As the anticipated completion of “extreme” HP/HT reservoirs becomes a reality, systems for monitoring and allocation of production fluids must be available. Without them, it will not be possible to monitor and control a well’s production. In addition, production allocation to individual wells in a commingled system will be difficult and require a measurement-by-difference approach. This will result in deferred and potentially lost production.
Because of the cost required to develop sensors for these applications and the small yearly sales potential (probably <1000), it would be impossible to persuade a sensor manufacturer to undertake this development without external funding. Thus, without the combination of RPSEA and a co-funding JIP, these crucial sensors would not be available for use with HP/HT production.
Task 4 will address this gap in studies of current VFM technology. A critical evaluation of existing VFM’s will be carried out by comparing the predictions of the VFM’s with actual field data from subsea multiphase flowmeters or other measurement sources. As such evaluations are documented in publications, positive results will encourage the industry to utilize the VFM technology in monitoring or allocation applications.
The objective will be to identify areas of strengths and weaknesses. By documenting where existing VFM’s can function within the required error limits, boundaries can be established on their use. By categorizing the operating regions where existing VFM’s need enhancements, this task will provide guidance to future needed developments to extend the operating envelope.
This task will provide the industry with applicable operating conditions for VFM’s, enabling thier use them with more confidence. An expected additional benefit is regulatory authority acceptance of the use of VFM systems, both as a verification method for fiscal allocation and as a backup to physical subsea flowmeters.
Tests will be performed to evaluate some commonly used multiphase meter elements, (e.g., Venturi, Cone), for alteration of the meter with synthetic deposition (scale, wax, etc.) or erosion. Measurements of the physical properties and flow through altered meters will be taken in order to characterize the effects of meter alteration. The results will provide a clearer understanding of these effects on subsea multiphase meter response.
A better understanding of meter alteration effects will improve the ability to recognize measurement issues, to make corrections, to improve production allocation and to assess royalties.
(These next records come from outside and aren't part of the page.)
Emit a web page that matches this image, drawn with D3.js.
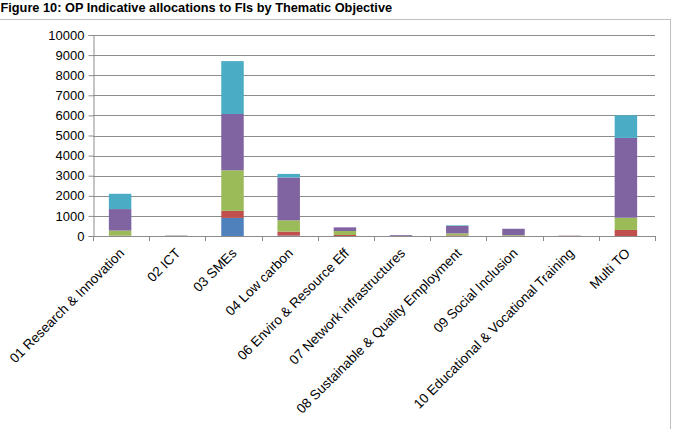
<!DOCTYPE html>
<html>
<head>
<meta charset="utf-8">
<script src="https://cdn.jsdelivr.net/npm/d3@7"></script>
<style>
  body { margin: 0; background: #fff; }
  svg { display: block; font-family: "Liberation Sans", Arial, sans-serif; }
</style>
</head>
<body>
<div id="chart"></div>
<script>
// categories (thematic objectives)
const categories = [
    "01 Research & Innovation", "02 ICT", "03 SMEs", "04 Low carbon",
    "06 Enviro & Resource Eff", "07 Network infrastructures",
    "08 Sustainable & Quality Employment", "09 Social Inclusion",
    "10 Educational & Vocational Training", "Multi TO"
];
// stacked series, bottom to top
const seriesNames = ["s1", "s2", "s3", "s4", "s5"];
const s1 = [10, 5, 900, 20, 0, 0, 0, 0, 0, 0];
const s2 = [10, 5, 350, 200, 50, 0, 30, 10, 5, 300];
const s3 = [250, 5, 2020, 560, 200, 10, 100, 30, 5, 610];
const s4 = [1070, 10, 2800, 2130, 180, 40, 370, 320, 10, 3970];
const s5 = [760, 0, 2630, 180, 0, 0, 30, 0, 0, 1125];
const colors = ["#4f81bd", "#c0504d", "#9bbb59", "#8064a2", "#4bacc6"];
const yTicks = [0, 1000, 2000, 3000, 4000, 5000, 6000, 7000, 8000, 9000, 10000];
const title = "Figure 10: OP Indicative allocations to FIs by Thematic Objective";

const width = 675, height = 429;
const plot = { left: 93, right: 655, top: 35, bottom: 236 };

const svg = d3.select("#chart").append("svg")
    .attr("width", width).attr("height", height);

// frame lines
svg.append("line").attr("x1", 0).attr("x2", 670).attr("y1", 19.5).attr("y2", 19.5)
    .attr("stroke", "#bfbfbf");
svg.append("line").attr("x1", 670.5).attr("x2", 670.5).attr("y1", 19).attr("y2", height)
    .attr("stroke", "#bfbfbf");

svg.append("text").attr("x", 0.5).attr("y", 11.5)
    .attr("font-size", 12.75).attr("font-weight", "bold").attr("fill", "#000")
    .text(title);

const x = d3.scaleBand().domain(categories).range([plot.left, plot.right]).paddingInner(0.6).paddingOuter(0.3);
const xb = d3.scaleBand().domain(categories).range([plot.left, plot.right]);
const y = d3.scaleLinear().domain([0, 10000]).range([plot.bottom, plot.top]);

// gridlines
svg.append("g").selectAll("line").data(yTicks.slice(1)).join("line")
    .attr("x1", plot.left).attr("x2", plot.right)
    .attr("y1", d => Math.round(y(d)) + 0.5).attr("y2", d => Math.round(y(d)) + 0.5)
    .attr("stroke", "#8c8c8c");

// stacked bars
const table = categories.map((c, i) => ({ cat: c, s1: s1[i], s2: s2[i], s3: s3[i], s4: s4[i], s5: s5[i] }));
const stack = d3.stack().keys(seriesNames)(table);
svg.append("g").selectAll("g").data(stack).join("g")
    .attr("fill", (d, i) => colors[i])
    .selectAll("rect").data(d => d).join("rect")
    .attr("x", d => x(d.data.cat) - 1)
    .attr("width", x.bandwidth())
    .attr("y", d => y(d[1]))
    .attr("height", d => y(d[0]) - y(d[1]));

// y axis
const yAxis = svg.append("g").attr("transform", `translate(${plot.left + 0.5},0)`)
    .call(d3.axisLeft(y).tickValues(yTicks).tickSize(5).tickPadding(4).tickFormat(d3.format("d")));
yAxis.select(".domain").attr("stroke", "#8c8c8c");
yAxis.selectAll(".tick line").attr("stroke", "#8c8c8c");
yAxis.selectAll(".tick text").attr("font-size", 13).attr("fill", "#000")
    .attr("font-family", "Liberation Sans, Arial, sans-serif");

// x axis line and ticks at category boundaries
const bounds = categories.map(c => xb(c)).concat([plot.right]);
svg.append("line").attr("x1", plot.left).attr("x2", plot.right)
    .attr("y1", plot.bottom + 0.5).attr("y2", plot.bottom + 0.5).attr("stroke", "#8c8c8c");
svg.append("g").selectAll("line").data(bounds).join("line")
    .attr("x1", d => Math.round(d) + 0.5).attr("x2", d => Math.round(d) + 0.5)
    .attr("y1", plot.bottom).attr("y2", plot.bottom + 5).attr("stroke", "#8c8c8c");

// rotated category labels
svg.append("g").selectAll("text").data(categories).join("text")
    .attr("transform", d => `translate(${xb(d) + xb.bandwidth() / 2 + 4},${plot.bottom + 18}) rotate(-45)`)
    .attr("text-anchor", "end")
    .attr("font-size", 13.5).attr("fill", "#000")
    .text(d => d);
</script>
</body>
</html>
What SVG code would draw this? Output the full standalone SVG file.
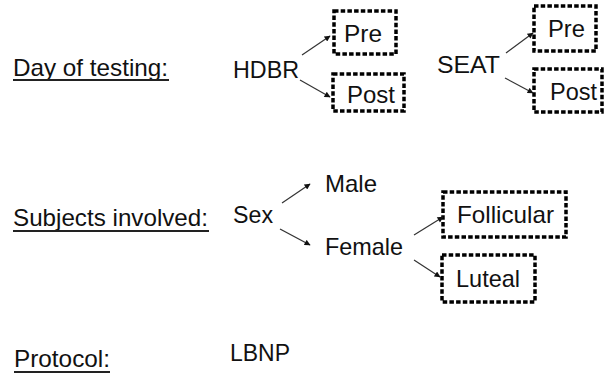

An excellent example of how important these issues are in a deepwater production system is the case of Canyon Express, the first use of multiphase meters in the deepwater environment.
The uncertainty (both bias and random) associated with meters in two- or three-phase flow will be investigated and quantified. Also, detailed characterization of multiphase pipeline flow will be carried out. This will involve both the propagation of uncertainty in PVT models to local flow conditions, as well as uncertainties that result from the transient nature of the multiphase flow in the pipe. An extension of previously developed well test measurement uncertainty analysis to multiphase meters will be conducted. The extension will be based on the physical principle of the meter and the associated hydrodynamic flow behavior.
The main deliverable of the project will include a software tool with a user-friendly interface for predicting total network uncertainties for systems with subsea multiphase flow meters, accounting for meter operating conditions, in-situ PVT properties, system configurations (such as commingled flow), and pipeline uncertainties. This should be attractive to all parties involved, such as vendors, oil industry and standard regulatory agencies, in order to more equitably allocate production and optimize reservoir performance.
Knowledge of system wide uncertainty will facilitate verification of meter performance and fair allocation of produced fluids, provide early indication of measurement problems anywhere in the system, and provide all parties (vendors, operators, partners, service companies, and regulatory agencies) a realistic picture of the measurement quality at all times.